I ended up falling for him so hard that I thought the only way for me to get over him was for him to reject me as a friend (I’m terrible, I know). I ended up confessing that I had a huge crush on him and that I needed him to hate me so I could get over him. He just laughed and said why would I hate you and then said he appreciates that I think he’s attractive.
Also shared with me that he has two gay uncles and that he could never hate me just because I was gay and liked him. Ended up somehow getting closer as friends and I did eventually get over him. We’re still best friends.
After I graduated high school I had a mutual friend of ours do it wherein he was acting like he was going behind my back and I didn’t know (he offered to do this).
I knew there was no point but I just wanted to see the reaction. Plus, it felt like some sort of closure to me because I had the most enormous crush on this person forever.
His reaction was interesting. He was absolutely shocked and didn’t even know what to say for a few minutes (keep in mind we attended a religious, extremely hetero-normative school). He said some things that were borderline homophobic but I don’t think he’s actually a homophobic person. He also said some sympathetic things like “man that must suck.” All things considered His reaction was pretty positive.
4. Lucky me
I’ve been lucky in that all of my past straight crushes got uglier after puberty ended and their “adult” look began to settle in, so looking back I’m glad nothing ever came of them because my current bf is so much hotter than any of them are now.
5. A night of confession
I was pretty obsessed with a straight guy for a few years around the time I came out. I decided to tell him how I felt one night and it went pretty much as I expected it to.

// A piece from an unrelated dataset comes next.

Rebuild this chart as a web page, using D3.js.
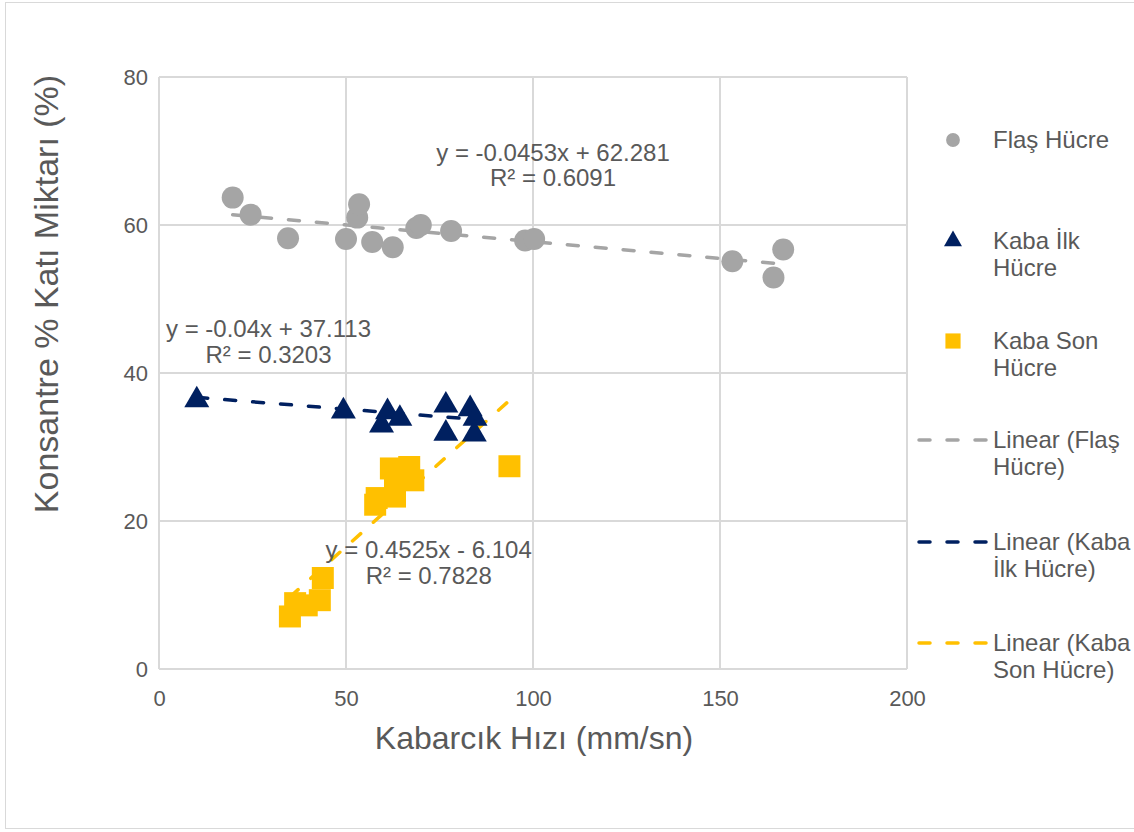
<!DOCTYPE html>
<html>
<head>
<meta charset="utf-8">
<script src="https://cdn.jsdelivr.net/npm/d3@7"></script>
<style>
  body { margin: 0; background: #fff; }
  text { font-family: "Liberation Sans", Arial, sans-serif; fill: #595959; }
</style>
</head>
<body>
<svg class="chart"></svg>
<script>
// Flaş Hücre (gray circles)
var flasX = [19.7, 24.5, 34.5, 50.0, 53.0, 53.5, 57.0, 62.5, 68.8, 70.0, 78.1, 97.9, 100.3, 153.3, 164.3, 166.9];
var flasY = [63.7, 61.4, 58.2, 58.1, 61.0, 62.8, 57.7, 57.0, 59.6, 60.0, 59.2, 57.9, 58.1, 55.1, 52.9, 56.7];
// Kaba İlk Hücre (navy triangles)
var ilkX = [10.1, 49.3, 59.5, 61.1, 64.4, 76.7, 76.7, 83.2, 84.5, 84.3];
var ilkY = [36.6, 35.1, 33.2, 35.0, 34.1, 35.9, 32.1, 35.4, 34.1, 32.0];
// Kaba Son Hücre (yellow squares)
var sonX = [35.0, 36.4, 39.5, 43.0, 43.8, 57.8, 58.2, 63.1, 62.0, 63.1, 66.9, 68.0, 93.7];
var sonY = [7.1, 8.9, 8.6, 9.3, 12.3, 22.2, 23.1, 23.3, 27.1, 25.5, 27.3, 25.5, 27.4];

var seriesNames = ["Flaş Hücre", "Kaba İlk Hücre", "Kaba Son Hücre"];
var trendSlope = [-0.0453, -0.04, 0.4525];
var trendIntercept = [62.281, 37.113, -6.104];
var eqLabels = [
  ["y = -0.0453x + 62.281", "R² = 0.6091"],
  ["y = -0.04x + 37.113", "R² = 0.3203"],
  ["y = 0.4525x - 6.104", "R² = 0.7828"]
];
var xTicks = [0, 50, 100, 150, 200];
var yTicks = [0, 20, 40, 60, 80];

var colors = ["#A5A5A5", "#002060", "#FFC000"];

var W = 1134, H = 832;
var plot = {left: 159, top: 77, right: 907, bottom: 669};

var svg = d3.select(".chart").attr("width", W).attr("height", H);

// outer chart border
svg.append("rect")
  .attr("x", 5.5).attr("y", 2.5).attr("width", 1140).attr("height", 826)
  .attr("fill", "#fff").attr("stroke", "#d9d9d9").attr("stroke-width", 1);

var x = d3.scaleLinear().domain([0, 200]).range([plot.left, plot.right]);
var y = d3.scaleLinear().domain([0, 80]).range([plot.bottom, plot.top]);

// gridlines
var grid = svg.append("g");
grid.selectAll(".gx").data(xTicks).enter().append("line")
  .attr("x1", d => x(d)).attr("x2", d => x(d))
  .attr("y1", plot.top).attr("y2", plot.bottom)
  .attr("stroke", "#d9d9d9").attr("stroke-width", 2);
grid.selectAll(".gy").data(yTicks).enter().append("line")
  .attr("x1", plot.left).attr("x2", plot.right)
  .attr("y1", d => y(d)).attr("y2", d => y(d))
  .attr("stroke", "#d9d9d9").attr("stroke-width", 2);

// axes (labels only, Excel style)
var xAxis = svg.append("g")
  .attr("transform", "translate(0," + plot.bottom + ")")
  .call(d3.axisBottom(x).tickValues(xTicks).tickSize(0).tickPadding(30));
var yAxis = svg.append("g")
  .attr("transform", "translate(" + plot.left + ",0)")
  .call(d3.axisLeft(y).tickValues(yTicks).tickSize(0).tickPadding(11));
[xAxis, yAxis].forEach(function(a) {
  a.select(".domain").remove();
  a.selectAll("text").style("font-size", "22px").attr("fill", "#595959")
    .style("font-family", '"Liberation Sans", Arial, sans-serif');
});
xAxis.selectAll("text").attr("dy", "0").attr("y", 37);
yAxis.selectAll("text").attr("dy", "0.36em");

// trend lines
var allX = [flasX, ilkX, sonX];
var trends = svg.append("g");
allX.forEach(function(xs, i) {
  var x0 = d3.min(xs), x1 = d3.max(xs);
  trends.append("line")
    .attr("x1", x(x0)).attr("y1", y(trendSlope[i] * x0 + trendIntercept[i]))
    .attr("x2", x(x1)).attr("y2", y(trendSlope[i] * x1 + trendIntercept[i]))
    .attr("stroke", colors[i]).attr("stroke-width", 3.5)
    .attr("stroke-dasharray", "11,17").attr("stroke-linecap", "round");
});

// markers
var sym = [d3.symbolCircle, d3.symbolTriangle, d3.symbolSquare];
var sizes = [380, 270, 484];
var allY = [flasY, ilkY, sonY];
allX.forEach(function(xs, i) {
  var pts = xs.map((v, j) => [v, allY[i][j]]);
  svg.append("g").selectAll("path").data(pts).enter().append("path")
    .attr("d", d3.symbol().type(sym[i]).size(sizes[i]))
    .attr("transform", d => "translate(" + x(d[0]) + "," + (y(d[1]) + (i === 1 ? 2 : 0)) + ")")
    .attr("fill", colors[i]);
});

// equation labels
var eqPos = [[553, 160.7], [268.5, 337.3], [428.7, 558.3]];
eqLabels.forEach(function(lines, i) {
  lines.forEach(function(t, k) {
    svg.append("text")
      .attr("x", eqPos[i][0]).attr("y", eqPos[i][1] + k * 25.5)
      .attr("text-anchor", "middle").style("font-size", "24px")
      .text(t);
  });
});

// axis titles
svg.append("text")
  .attr("x", 534).attr("y", 749)
  .attr("text-anchor", "middle").style("font-size", "32px")
  .text("Kabarcık Hızı (mm/sn)");
svg.append("text")
  .attr("transform", "translate(58,294) rotate(-90)")
  .attr("text-anchor", "middle").style("font-size", "34px")
  .text("Konsantre % Katı Miktarı (%)");

// legend
var legendItems = [
  {type: "marker", i: 0, lines: ["Flaş Hücre"], y: 140},
  {type: "marker", i: 1, lines: ["Kaba İlk", "Hücre"], y: 241},
  {type: "marker", i: 2, lines: ["Kaba Son", "Hücre"], y: 341},
  {type: "line", i: 0, lines: ["Linear (Flaş", "Hücre)"], y: 440},
  {type: "line", i: 1, lines: ["Linear (Kaba", "İlk Hücre)"], y: 542},
  {type: "line", i: 2, lines: ["Linear (Kaba", "Son Hücre)"], y: 643}
];
var legendSizes = [150, 140, 230];
var lg = svg.append("g");
legendItems.forEach(function(it) {
  if (it.type === "marker") {
    lg.append("path")
      .attr("d", d3.symbol().type(sym[it.i]).size(legendSizes[it.i]))
      .attr("transform", "translate(953," + it.y + ")")
      .attr("fill", colors[it.i]);
  } else {
    lg.append("line")
      .attr("x1", 919).attr("x2", 986).attr("y1", it.y).attr("y2", it.y)
      .attr("stroke", colors[it.i]).attr("stroke-width", 3.5)
      .attr("stroke-dasharray", "11,17").attr("stroke-linecap", "round");
  }
  it.lines.forEach(function(t, k) {
    lg.append("text")
      .attr("x", 993).attr("y", it.y + 8 + k * 27)
      .style("font-size", "24px")
      .text(t);
  });
});
</script>
</body>
</html>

Of course he rejected me, and think of how awkward it was for him, but he didn’t let it get in the way of our friendship. He didn’t and could never feel the same way about me, and I had known that for a long time, but there’s always something painful about that ‘final nail in the coffin’ feeling.
It helped me finally get over him though, after putting myself through a lot of misery and loneliness. If I had that choice again I doubt I’d say anything though. Sometimes friendships shouldn’t be risked over a dumb crush, especially when it’s for someone who you know will never like you in that way. Often crushes are just crushes, you know?
6. The straight trilogy
I’ve been through this 3 times. The first two times were in high school, the third time was in college.
First guy was a long time friend and he was cool about it as long as I kept it cool. He was also the first person I came out to so I trusted him. Second guy got weird afterward and I very openly, very passionately hated his girlfriend at the time so that was a mess for our friendship. Also I was 16 at the time and my judgment wasn’t the best.
The third guy was super cool. He told me he was flattered and he saw me as a good close friend but anything past that wasn’t going to happen. He was the last straight guy I wasted my time on though. It’s not worth the hurt you feel at being rejected and realizing there’s nothing you can change or do to make them like you back the same way.
7. Better than expected
Straight crush while closeted: I drunkenly grabbed his butt…so the next day he calls me up, I was super hungover and had hardly any memory of the night before. He asked me out on a date!
A….double date with these girls he knew. Date went horrible, both girls were super boring. But he gave me a ride in his mustang home and apologized for the shitty date. I apologized for my shitty drunken behavior. The bromance was strong with us.
Straight crush while out: I didn’t know he was straight. Everybody I asked thought he was gay. Turned out he had a girlfriend and was just super friendly, but as he put it “asking me out like that took balls. I’m impressed”.
Eventually his girlfriend broke up with him and he invited me out to the pub with him for drinks. And we totally did it! And by it I mean we had a good time with his friends and nothing sexual at all happened.